A more realistic framing: if you want to earn $8,000/month and your fixed costs are $650, you need ($8,000 + $650) / $125 = 69.2 billable hours. At 60% utilization, that’s 115 total working hours per month, or about 29 hours per week.
Break-Even Timeline
Knowing your monthly break-even is step one. Step two is figuring out when you’ll reach it.
For a new business:
- Estimate monthly fixed costs for Year 1 (often higher than steady state - setup costs, initial marketing)
- Project a revenue ramp (Month 1: 30% of target, Month 2: 50%, Month 6: 80%, etc.)
- Calculate cumulative losses until monthly revenue exceeds monthly break-even
- Add startup costs to those cumulative losses - that’s your total investment before profitability
Example timeline:
- Startup costs: $5,000
- Monthly fixed costs: $1,600
- Monthly break-even revenue: $3,100
- Revenue ramp: $1,000 (M1), $1,500 (M2), $2,000 (M3), $2,500 (M4), $3,100 (M5)
Monthly losses: -$1,300, -$925, -$550, -$175, $0. Cumulative: -$2,950. Plus startup costs: $7,950 total investment before break-even. You’ll reach cumulative break-even (recovering all invested capital) several months later.
Common Mistakes in Break-Even Analysis
Forgetting to include your own salary. If you’re not paying yourself, your break-even is artificially low. Include a reasonable salary in fixed costs.
Ignoring seasonal variation. A business that breaks even on average might lose money for 6 months and make it up in 6 months. You need enough cash to survive the loss months.
Using stale numbers. Costs change. Revisit your break-even calculation quarterly.
Assuming linear scaling. Variable costs per unit might decrease at higher volumes (bulk discounts) or increase (overtime labor, expedited shipping). Model this if your volume targets are significantly different from current levels.
Not accounting for payment processing fees. Credit card fees of 2.9% + $0.30 per transaction are a variable cost that many businesses forget to include. On a $25 sale, that’s $1.03 - not trivial.
Using Break-Even for Decision Making
Break-even analysis isn’t just an academic exercise. Use it to answer real questions:
- Should I hire an employee? Add their cost to fixed costs and calculate the new break-even. Can you realistically generate that revenue?

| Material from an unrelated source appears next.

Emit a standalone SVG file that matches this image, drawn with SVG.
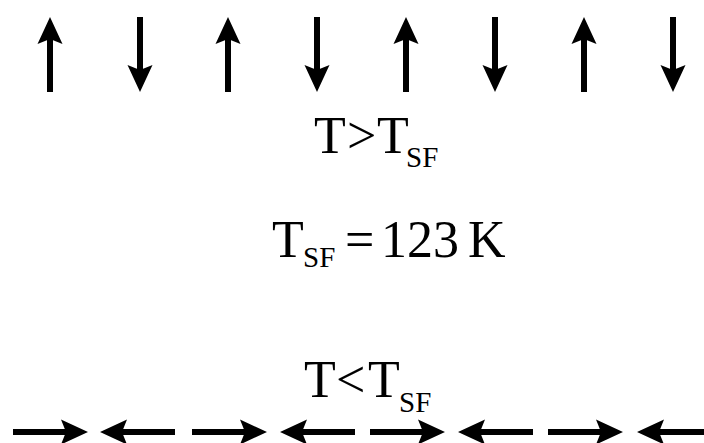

- Should I move to a bigger space? Same approach. What additional revenue justifies the rent increase?
- Should I lower my price to gain market share? Calculate the new break-even at the lower price. How many additional units would you need to sell?
- Should I invest in equipment to reduce variable costs? Compare the higher fixed costs (equipment payments) against the lower variable costs.
The break-even framework turns gut decisions into math problems. The math doesn’t make the decision for you, but it shows you exactly what’s at stake.